**Task to complete**
Without the pictures, print the lines running from the beginning of the material to the line containing "(desired) at (10.6,1.8)", both ends included.

== Data block ==

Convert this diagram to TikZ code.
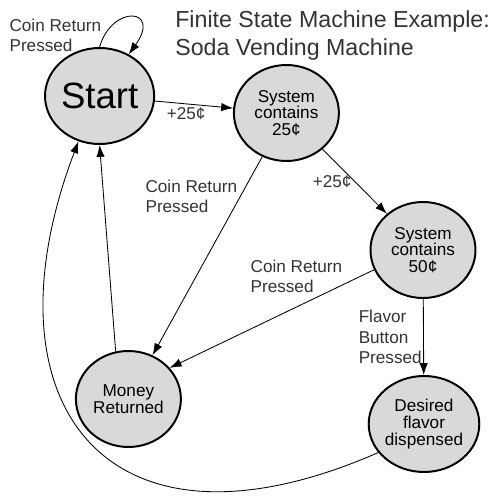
\documentclass[tikz,border=0pt]{standalone}
\usepackage{fontspec}
\setmainfont{Liberation Sans}
\usetikzlibrary{shapes.geometric,arrows.meta}

\begin{document}
\begin{tikzpicture}[>={Latex[length=8.5pt,width=6pt]},
  state/.style={draw, ellipse, line width=1.4pt, fill=gray!30,
    minimum width=2.625cm, minimum height=2.4cm, inner sep=0pt,
    align=center, font=\fontsize{12.2}{11.8}\selectfont},
  trans/.style={->, line width=0.6pt},
  lbl/.style={align=left, text=black!80, inner sep=2pt,
    font=\fontsize{12.2}{14.5}\selectfont}]
  \useasboundingbox (0,0) rectangle (12.375,12.4);

  % title
  \node[anchor=north west, align=left, inner sep=0pt, text=black!80,
    font=\fontsize{16.5}{20}\selectfont] (title) at (4.375,12.15)
    {Finite State Machine Example:\\Soda Vending Machine};

  % states
  \node[state, font=\fontsize{26}{30}\selectfont] (start) at (2.49,10.0) {Start};
  \node[state] (s25) at (7.16,9.575) {System\\contains\\25¢};
  \node[state] (s50) at (10.575,6.15) {System\\contains\\50¢};
  \node[state] (money) at (3.21,2.425) {Money\\Returned};
  \node[state] (desired) at (10.6,1.8) {Desired\\flavor\\dispensed};

  % coins in
  \draw[trans] (start.90) .. controls (2.8,12.3) and (4.05,12.2) .. (start.55)
    node[lbl, pos=0.1, anchor=east] {Coin Return\\Pressed};
  \draw[trans] (start) -- node[lbl, below, pos=0.4] {+25¢} (s25);
  \draw[trans] (s25) -- node[lbl, left, midway] {+25¢} (s50);

  % coin return
  \draw[trans] (s25) -- node[lbl, left, pos=0.2] {Coin Return\\Pressed} (money);
  \draw[trans] (s50.202) -- node[lbl, above=8pt, pos=0.38] {Coin Return\\Pressed} (money.37);

  % flavor
  \draw[trans] (s50) -- node[lbl, left, inner sep=1pt] {Flavor\\Button\\Pressed} (desired);

  % back to start
  \draw[trans] (money.105) -- (start.south);
  \draw[trans] (desired.212) .. controls (2.575,-1.925) and (-0.5,2.4) .. (start.245);
\end{tikzpicture}
\end{document}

===

**Answer in full**
Convert this diagram to TikZ code.
\documentclass[tikz,border=0pt]{standalone}
\usepackage{fontspec}
\setmainfont{Liberation Sans}
\usetikzlibrary{shapes.geometric,arrows.meta}

\begin{document}
\begin{tikzpicture}[>={Latex[length=8.5pt,width=6pt]},
  state/.style={draw, ellipse, line width=1.4pt, fill=gray!30,
    minimum width=2.625cm, minimum height=2.4cm, inner sep=0pt,
    align=center, font=\fontsize{12.2}{11.8}\selectfont},
  trans/.style={->, line width=0.6pt},
  lbl/.style={align=left, text=black!80, inner sep=2pt,
    font=\fontsize{12.2}{14.5}\selectfont}]
  \useasboundingbox (0,0) rectangle (12.375,12.4);

  % title
  \node[anchor=north west, align=left, inner sep=0pt, text=black!80,
    font=\fontsize{16.5}{20}\selectfont] (title) at (4.375,12.15)
    {Finite State Machine Example:\\Soda Vending Machine};

  % states
  \node[state, font=\fontsize{26}{30}\selectfont] (start) at (2.49,10.0) {Start};
  \node[state] (s25) at (7.16,9.575) {System\\contains\\25¢};
  \node[state] (s50) at (10.575,6.15) {System\\contains\\50¢};
  \node[state] (money) at (3.21,2.425) {Money\\Returned};
  \node[state] (desired) at (10.6,1.8) {Desired\\flavor\\dispensed};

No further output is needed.